France has long been the least reliable contender in international basketball. Its run of disappointing results ended last summer at EuroBasket, where it finished second in the European championship to Spain behind Parker's tournament-leading 22.1 points per game. The question is whether France can maintain that performance against more dependable contenders like the U.S., Spain and Argentina.

However, France is loaded with NBA talent. Parker will share the backcourt with Nando De Colo, the 6-foot-5 combo guard who will join him as a 25-year-old rookie in San Antonio next season. Nicolas Batum, whose contentious free-agent negotiations secured him a salary of more than $10 million with Portland over the next four seasons, is a 6-foot-8 small forward who can play in transition, knock down threes and defend at a high level. Boris Diaw, another Spur, has all of the skills needed to be an international big man. But the French suffered a big loss when a lingering ankle injury sidelined center Joakim Noah from the Olympics, leaving the team without a reliable defensive quarterback to protect the rim. Instead, France will rely on NBA backups Ronny Turiaf and Kevin Seraphin up front.

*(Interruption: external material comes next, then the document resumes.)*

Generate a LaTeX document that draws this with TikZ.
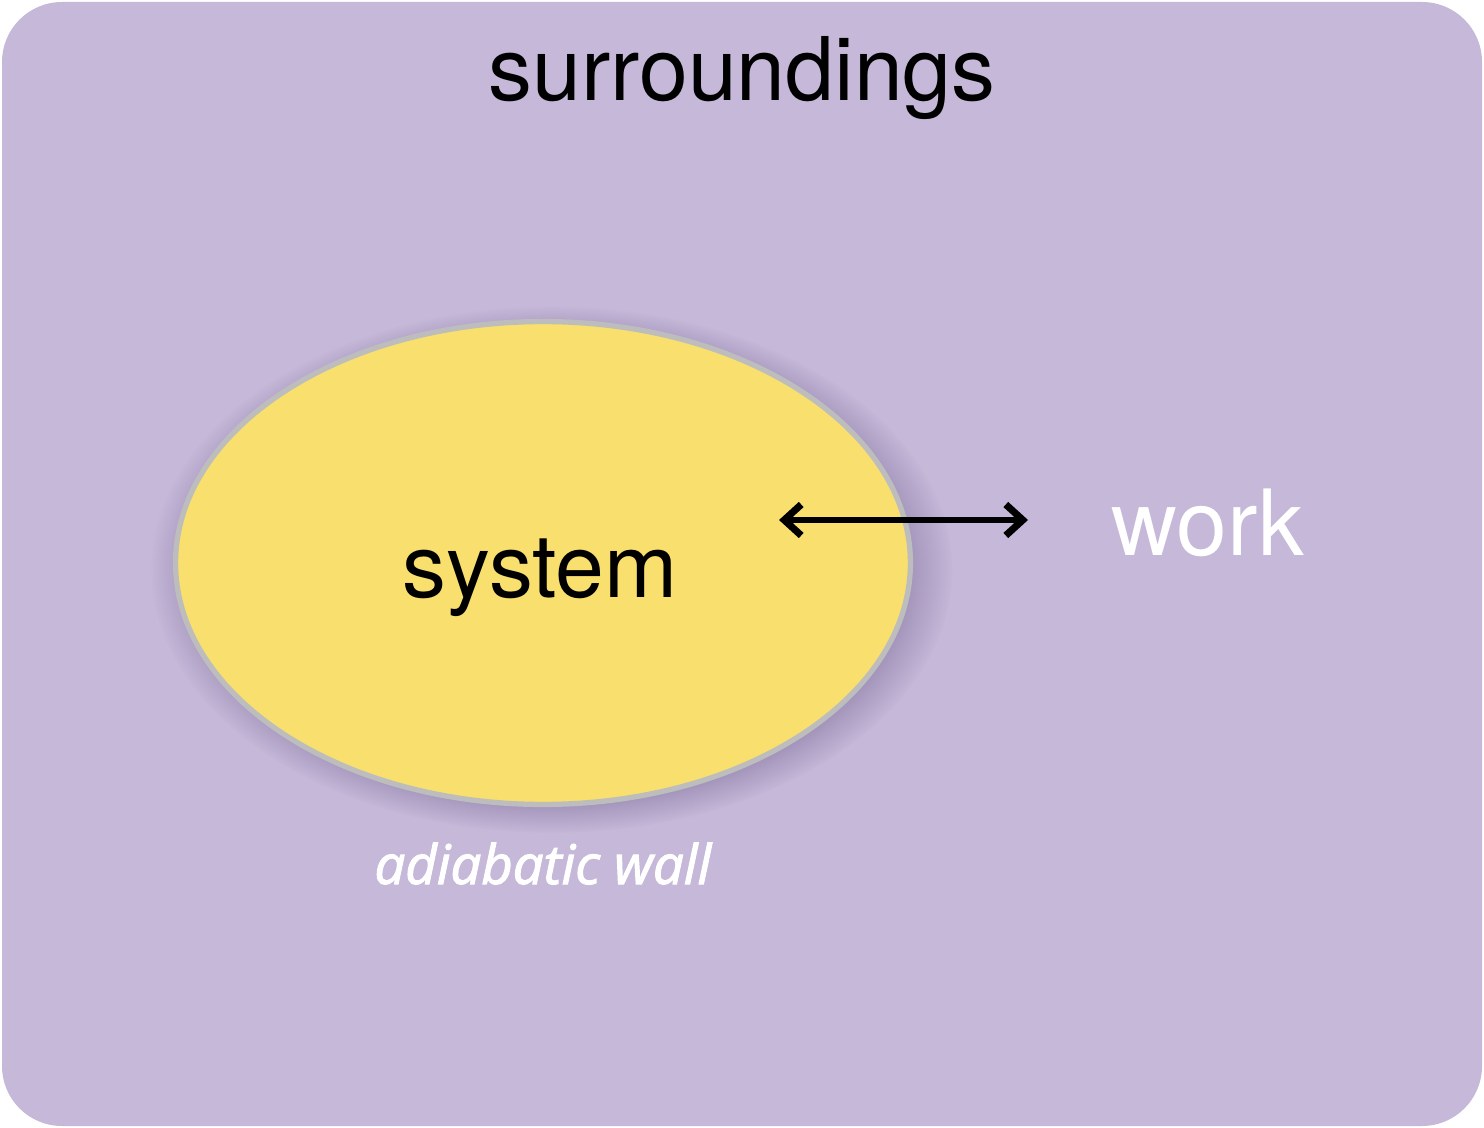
\documentclass[tikz,border=0pt]{standalone}
\usepackage{fontspec}
\setmainfont{TeX Gyre Heros}
\newfontfamily\wallfont[FakeBold=2]{Open Sans}
\usetikzlibrary{shapes.geometric,shadows,arrows.meta}
\definecolor{surround}{HTML}{C5B8D8}
\definecolor{sysyellow}{HTML}{F8DF6E}
\definecolor{wallgray}{HTML}{BDBDBD}
\definecolor{shadowpurple}{HTML}{6E5A8C}

\begin{document}
\begin{tikzpicture}[x=0.02cm, y=-0.02cm]
  \useasboundingbox (0,0) rectangle (1484,1128);
  \fill[surround, rounded corners=1.2cm] (2,2) rectangle (1482,1126);
  \node[ellipse, minimum width=14.7cm, minimum height=9.66cm, inner sep=0pt,
        fill=sysyellow, draw=wallgray, line width=3pt,
        circular drop shadow={shadow xshift=0.16cm, shadow yshift=-0.12cm,
          shadow scale=1.09, fill=shadowpurple, opacity=0.5}]
        (wall) at (543,563) {};
  \node[font=\fontsize{50}{60}\selectfont, anchor=base] (surroundings) at (742,101) {surroundings};
  \node[font=\fontsize{50}{60}\selectfont, anchor=base] (system) at (540,597) {system};
  \node[font=\fontsize{52}{62}\selectfont, anchor=base, text=white] (work) at (1208,555) {work};
  \node[font=\wallfont\itshape\fontsize{31}{38}\selectfont, anchor=base, text=white] (adiabatic) at (543,884) {adiabatic wall};
  \coordinate (workin) at (779,520);
  \coordinate (workout) at (1028,520);
  \draw[line width=3.6pt, {Straight Barb[length=0.34cm, width=0.62cm, line width=4pt]}-{Straight Barb[length=0.34cm, width=0.62cm, line width=4pt]}] (workin) -- (workout);
\end{tikzpicture}
\end{document}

France opens the Olympics with a game July 29 against the U.S., a matchup that promises to set the tone for both teams. The U.S. should be hungry to establish itself as the gold-medal frontrunner against a team of NBA opponents, while France will look to prove that it can hang with the Americans. It should make for one of the most interesting games of the tournament.

The Russians dominated the recent Olympic qualifying tournament behind 6-foot-9 small forward Andrei Kirilenko, who looks healthy after a season in the Euroleague with CSKA Moscow. If Kirilenko can maintain his high level in the Olympics, then it will help the Russians defend and create opportunities in the open floor.

Russia is a big team across the board with five current, former or future NBA players. Timofey Mozgov, who was famously included in the Knicks' trade package for Carmelo Anthony two seasons ago, is a 7-foot-1 center. He'll be joined up front by 6-foot-9 power forward Viktor Khryapa, the former Blazer. Alexey Shved is the 6-foot-6 shooting guard who appears to be headed to the Timberwolves next season, and point guard Anton Ponkrashov is an imposing 6-foot-8.

Kirilenko is the only Russian in his 30s. The young roster has been pulled together by David Blatt, the American who spent the last decade establishing himself as one of the top coaches in Europe. Russian basketball struggled to develop young talent following the collapse of the Soviet Union, and it would be unfair to view this team as endemic of a new promising era. It is built around the unusual skills of Kirilenko and the coaching of Blatt, and it lacks star power. The Russians would do very well to medal in London.